Recommendations 16 [page 20 of the Report] stipulates that if the Governor and the General Assembly determine ''that some level of State-supported Internet access service should be provided to the general public and/or specified new and emerging businesses" then the Governor and the General Assembly should consider "funding one-time Internet access grants for key new and emerging businesses in the Commonwealth."
Recommendation 17 [page 21 of the Report] urges that "in order to provide equitable, affordable Internet connect costs throughout Virginia State agencies develop a coordinated contracting approach for all state-supported Internet access services" and that "the State explore ... contracting for such services with all potential Internet access providers."

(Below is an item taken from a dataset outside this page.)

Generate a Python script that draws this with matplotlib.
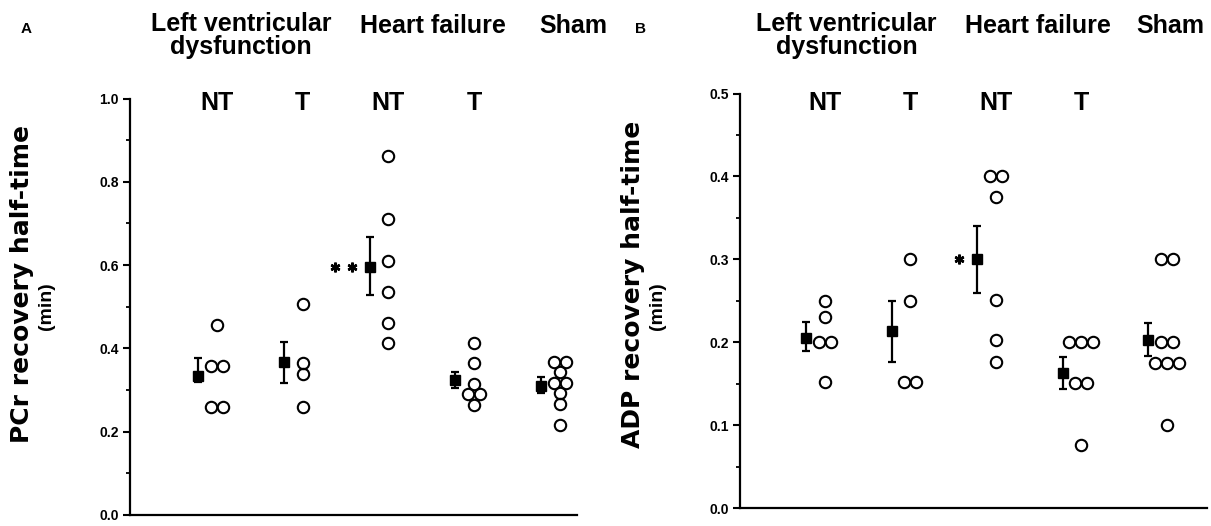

HJR 76 stipulates that the Committee's principals include only the Board of The Library of Virginia and the Department of Information Technology. While the principals expanded participation to include other agencies and points of view, this Report represents the consensus of the two principals on all of the issues the Committee and its participants addressed, save two. First, the principals discussed but could not agree that tax advantages should be offered telecommunications companies or other Internet access providers which can provide reduced Internet access rates to remote and rural areas of the State. Second, the principals discussed, ad nauseam, but failed to agree on what guidelines, protocols or standards are needed to assure the confidentiality of personal information and data the State makes available online. There is discussion of both matters in the Report. There are no recommendations on either issue.
Finally, Appendix III to this Report includes a description and an analysis of the Commonwealth's present information infrastructure. Appendix III also includes one Scenario for further developing and improving the current infrastructure.